Source code of charts:
________________________

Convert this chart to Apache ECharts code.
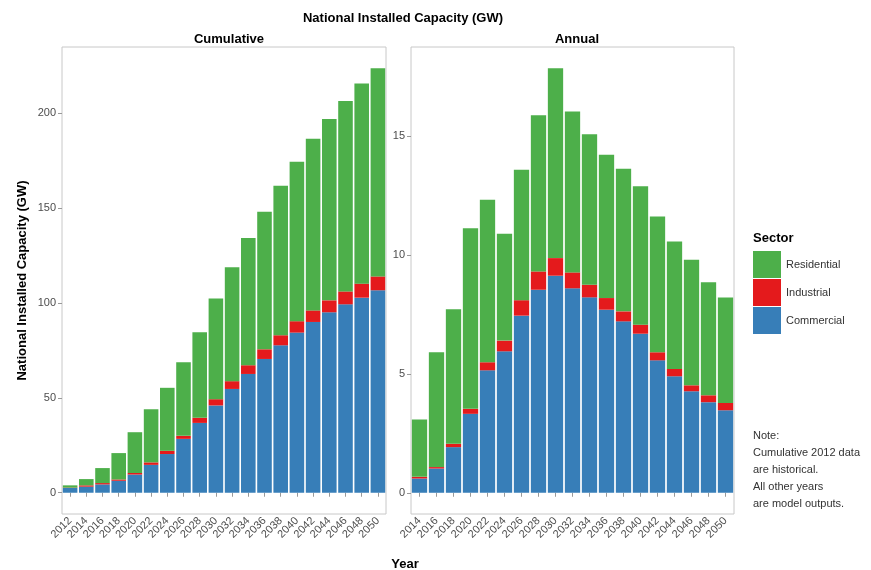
<!DOCTYPE html>
<html>
<head>
<meta charset="utf-8">
<script src="https://cdn.jsdelivr.net/npm/echarts@6/dist/echarts.min.js"></script>
<style>html,body{margin:0;padding:0;background:#fff;}#c{width:871px;height:570px;}</style>
</head>
<body>
<div id="c"></div>
<script>
var cumYears = ['2012','2014','2016','2018','2020','2022','2024','2026','2028','2030','2032','2034','2036','2038','2040','2042','2044','2046','2048','2050'];
var cumCommercial = [2.5,3.2,4.4,6.3,9.6,14.7,20.4,28.4,36.8,46.0,54.7,62.6,70.5,77.7,84.4,90.0,95.1,99.3,102.8,106.7];
var cumIndustrial = [0.2,0.7,0.7,0.7,0.8,1.3,1.7,1.6,2.7,3.3,4.1,4.6,5.1,5.3,6.0,6.1,6.3,6.8,7.4,7.3];
var cumResidential = [1.2,3.3,7.9,13.9,21.5,28.0,33.2,38.8,45.1,53.0,60.0,67.0,72.5,78.8,84.0,90.4,95.6,100.4,105.4,109.7];

var annYears = ['2014','2016','2018','2020','2022','2024','2026','2028','2030','2032','2034','2036','2038','2040','2042','2044','2046','2048','2050'];
var annCommercial = [0.60,1.02,1.92,3.32,5.15,5.95,7.45,8.54,9.13,8.60,8.22,7.70,7.21,6.69,5.57,4.90,4.27,3.81,3.47];
var annIndustrial = [0.07,0.06,0.14,0.21,0.34,0.45,0.65,0.77,0.74,0.67,0.53,0.49,0.42,0.38,0.34,0.31,0.25,0.29,0.31];
var annResidential = [2.41,4.83,5.66,7.60,6.83,4.50,5.49,6.57,7.99,6.77,6.33,6.03,6.00,5.82,5.71,5.36,5.28,4.75,4.43];

var cumTicks = [0,50,100,150,200];
var annTicks = [0,5,10,15];
var sectors = ['Residential','Industrial','Commercial'];
var colors = {Residential:'#4DAF4A', Industrial:'#E41A1C', Commercial:'#377EB8'};

var FONT = 'Liberation Sans, Arial, sans-serif';
var chart = echarts.init(document.getElementById('c'), null, {renderer:'canvas'});

function xAxis(idx, data){
  return {
    type:'category', gridIndex:idx, data:data,
    axisLine:{show:false},
    axisTick:{show:true, alignWithLabel:true, length:4, lineStyle:{color:'#999'}},
    axisLabel:{rotate:45, fontSize:11, color:'#4d4d4d', fontFamily:FONT, margin:5, interval:0},
    splitLine:{show:false}
  };
}
function yAxis(idx, min, max, ticks, name){
  return {
    type:'value', gridIndex:idx, min:min, max:max,
    name:name, nameLocation:'middle', nameRotate:90, nameGap:33,
    nameTextStyle:{fontSize:13, fontWeight:'bold', color:'#000', fontFamily:FONT},
    axisLine:{show:false},
    axisTick:{show:true, length:4, lineStyle:{color:'#999'}, customValues:ticks},
    axisLabel:{fontSize:11, color:'#4d4d4d', fontFamily:FONT, margin:6, customValues:ticks},
    splitLine:{show:false}
  };
}
function bar(name, idx, data){
  return {
    name:name, type:'bar', stack:'s'+idx, xAxisIndex:idx, yAxisIndex:idx,
    data:data, barCategoryGap:'10%', itemStyle:{color:colors[name]},
    emphasis:{disabled:true}
  };
}

chart.setOption({
  animation:false,
  backgroundColor:'#fff',
  title:[
    {text:'National Installed Capacity (GW)', left:398, top:7, textAlign:'center',
     textStyle:{fontSize:13, fontWeight:'bold', color:'#000', fontFamily:FONT}},
    {text:'Cumulative', left:224, top:28, textAlign:'center',
     textStyle:{fontSize:13, fontWeight:'bold', color:'#000', fontFamily:FONT}},
    {text:'Annual', left:572, top:28, textAlign:'center',
     textStyle:{fontSize:13, fontWeight:'bold', color:'#000', fontFamily:FONT}},
    {text:'Sector', left:748, top:227,
     textStyle:{fontSize:13, fontWeight:'bold', color:'#000', fontFamily:FONT}},
    {text:'Year', left:400, top:553, textAlign:'center',
     textStyle:{fontSize:13, fontWeight:'bold', color:'#000', fontFamily:FONT}},
    {text:'Note:\nCumulative 2012 data\nare historical.\nAll other years\nare model outputs.', left:748, top:422,
     textStyle:{fontSize:11, fontWeight:'normal', color:'#333', fontFamily:FONT, lineHeight:17}}
  ],
  legend:{
    data:sectors, orient:'vertical', left:748, top:246,
    itemWidth:28, itemHeight:27, itemGap:1, icon:'rect',
    textStyle:{fontSize:11, color:'#333', fontFamily:FONT}, selectedMode:false
  },
  grid:[
    {left:62, top:47, width:324, height:467, show:true, borderColor:'#c8c8c8', borderWidth:1, backgroundColor:'#fff'},
    {left:411, top:47, width:323, height:467, show:true, borderColor:'#c8c8c8', borderWidth:1, backgroundColor:'#fff'}
  ],
  xAxis:[xAxis(0, cumYears), xAxis(1, annYears)],
  yAxis:[yAxis(0, -11.2, 234.9, cumTicks, 'National Installed Capacity (GW)'), yAxis(1, -0.893, 18.75, annTicks, '')],
  series:[
    bar('Commercial',0,cumCommercial), bar('Industrial',0,cumIndustrial), bar('Residential',0,cumResidential),
    bar('Commercial',1,annCommercial), bar('Industrial',1,annIndustrial), bar('Residential',1,annResidential)
  ]
});
</script>
</body>
</html>
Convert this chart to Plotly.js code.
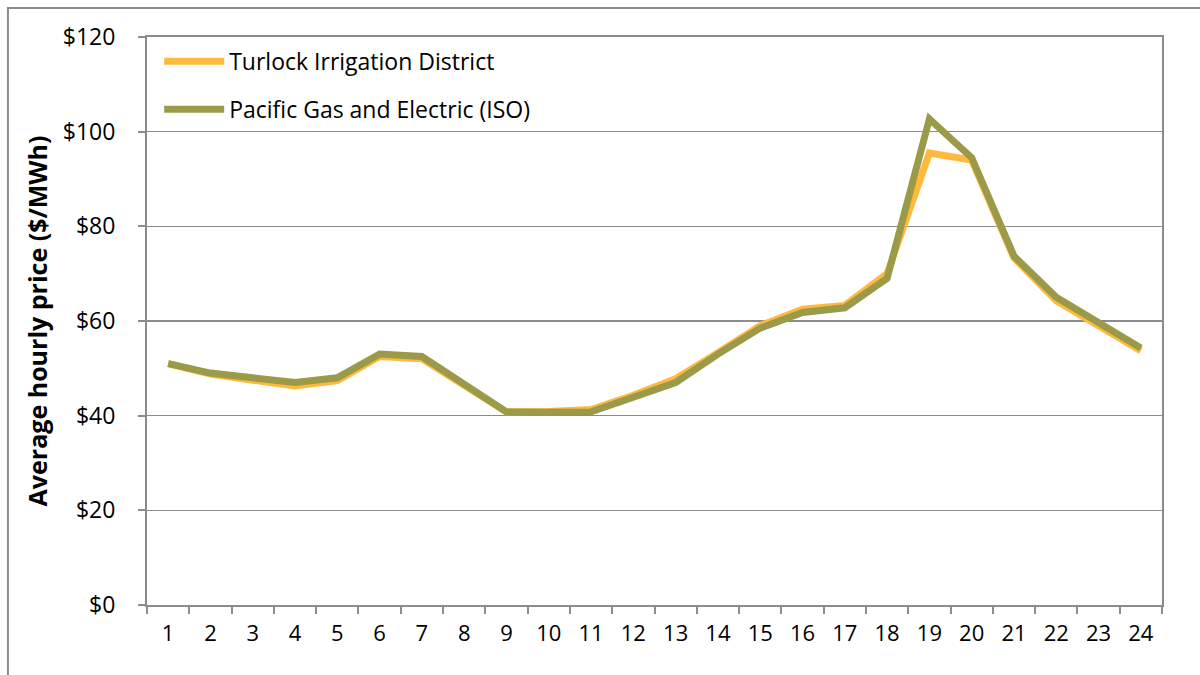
<!DOCTYPE html>
<html>
<head>
<meta charset="utf-8">
<script src="https://cdn.plot.ly/plotly-3.0.1.min.js"></script>
<style>
  html, body { margin: 0; padding: 0; background: #fff; }
  #chart { width: 1200px; height: 675px; }
</style>
</head>
<body>
<div id="chart"></div>
<script>
const hours = ['1','2','3','4','5','6','7','8','9','10','11','12','13','14','15','16','17','18','19','20','21','22','23','24'];
const turlock = [51.0, 48.8, 47.5, 46.3, 47.4, 52.5, 52.0, 46.3, 40.8, 40.9, 41.3, 44.3, 47.8, 53.3, 59.0, 62.5, 63.3, 70.0, 95.5, 94.0, 73.3, 64.3, 59.0, 53.7];
const pge = [51.0, 49.0, 48.0, 47.0, 48.0, 53.0, 52.5, 46.5, 40.8, 40.7, 40.8, 43.9, 47.0, 53.0, 58.5, 61.8, 62.8, 69.0, 102.7, 94.5, 73.7, 65.0, 59.5, 54.3];
const seriesNames = ['Turlock Irrigation District', 'Pacific Gas and Electric (ISO)'];
const yTicks = [0, 20, 40, 60, 80, 100, 120];
const yTickText = ['$0', '$20', '$40', '$60', '$80', '$100', '$120'];

const FONT = '"Open Sans", "Noto Sans", "Liberation Sans", sans-serif';

const traces = [
  {
    x: hours, y: turlock, name: seriesNames[0], type: 'scatter', mode: 'lines',
    line: { color: '#FFB93C', width: 7 }, legendgroup: 'a'
  },
  {
    x: hours, y: pge, name: seriesNames[1], type: 'scatter', mode: 'lines',
    line: { color: '#9A9A48', width: 7 }, legendgroup: 'b'
  }
];

const layout = {
  width: 1200, height: 675,
  margin: { l: 147, r: 38, t: 37, b: 70 },
  paper_bgcolor: '#fff', plot_bgcolor: '#fff',
  font: { family: FONT, size: 22, color: '#000' },
  showlegend: true,
  legend: {
    x: 0.012, y: 0.995, xanchor: 'left', yanchor: 'top',
    bgcolor: 'rgba(0,0,0,0)', font: { family: FONT, size: 23, color: '#000' },
    tracegroupgap: 15, itemwidth: 60
  },
  xaxis: {
    type: 'category', range: [-0.5, 23.5],
    showline: true, linecolor: '#8c8c8c', linewidth: 2, mirror: true,
    ticks: 'outside', tickson: 'boundaries', ticklen: 7, tickcolor: '#8c8c8c', tickwidth: 2,
    showgrid: false, zeroline: false, ticklabelstandoff: 8,
    tickfont: { family: FONT, size: 22, color: '#000' }
  },
  yaxis: {
    range: [0, 120], tickmode: 'array', tickvals: yTicks, ticktext: yTickText,
    showline: true, linecolor: '#8c8c8c', linewidth: 2, mirror: true,
    ticks: 'outside', ticklen: 7, tickcolor: '#8c8c8c', tickwidth: 2,
    showgrid: true, gridcolor: '#8c8c8c', gridwidth: 1.5, zeroline: false,
    ticklabelstandoff: 18,
    tickfont: { family: FONT, size: 23, color: '#000' },
    title: { text: '<b>Average hourly price ($/MWh)</b>', font: { family: FONT, size: 25, color: '#000' }, standoff: 8 }
  },
  shapes: [
    {
      type: 'rect', xref: 'paper', yref: 'paper',
      x0: -0.137, x1: 1.2, y0: -0.3, y1: 1.051,
      line: { color: '#8c8c8c', width: 2 }, fillcolor: 'rgba(0,0,0,0)', layer: 'below'
    }
  ]
};

Plotly.newPlot('chart', traces, layout, { displayModeBar: false, staticPlot: true });
</script>
</body>
</html>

________________________

TASK PROMPT: Give back the exact lines above, running from the one that has "Convert this chart to Plotly.js code." through the one that has "['$0', '$20', '$40', '$60', '$80', '$100', '$120'];", with nothing added and no pictures.

OUTPUT FOR THIS EXERCISE:
Convert this chart to Plotly.js code.
<!DOCTYPE html>
<html>
<head>
<meta charset="utf-8">
<script src="https://cdn.plot.ly/plotly-3.0.1.min.js"></script>
<style>
  html, body { margin: 0; padding: 0; background: #fff; }
  #chart { width: 1200px; height: 675px; }
</style>
</head>
<body>
<div id="chart"></div>
<script>
const hours = ['1','2','3','4','5','6','7','8','9','10','11','12','13','14','15','16','17','18','19','20','21','22','23','24'];
const turlock = [51.0, 48.8, 47.5, 46.3, 47.4, 52.5, 52.0, 46.3, 40.8, 40.9, 41.3, 44.3, 47.8, 53.3, 59.0, 62.5, 63.3, 70.0, 95.5, 94.0, 73.3, 64.3, 59.0, 53.7];
const pge = [51.0, 49.0, 48.0, 47.0, 48.0, 53.0, 52.5, 46.5, 40.8, 40.7, 40.8, 43.9, 47.0, 53.0, 58.5, 61.8, 62.8, 69.0, 102.7, 94.5, 73.7, 65.0, 59.5, 54.3];
const seriesNames = ['Turlock Irrigation District', 'Pacific Gas and Electric (ISO)'];
const yTicks = [0, 20, 40, 60, 80, 100, 120];
const yTickText = ['$0', '$20', '$40', '$60', '$80', '$100', '$120'];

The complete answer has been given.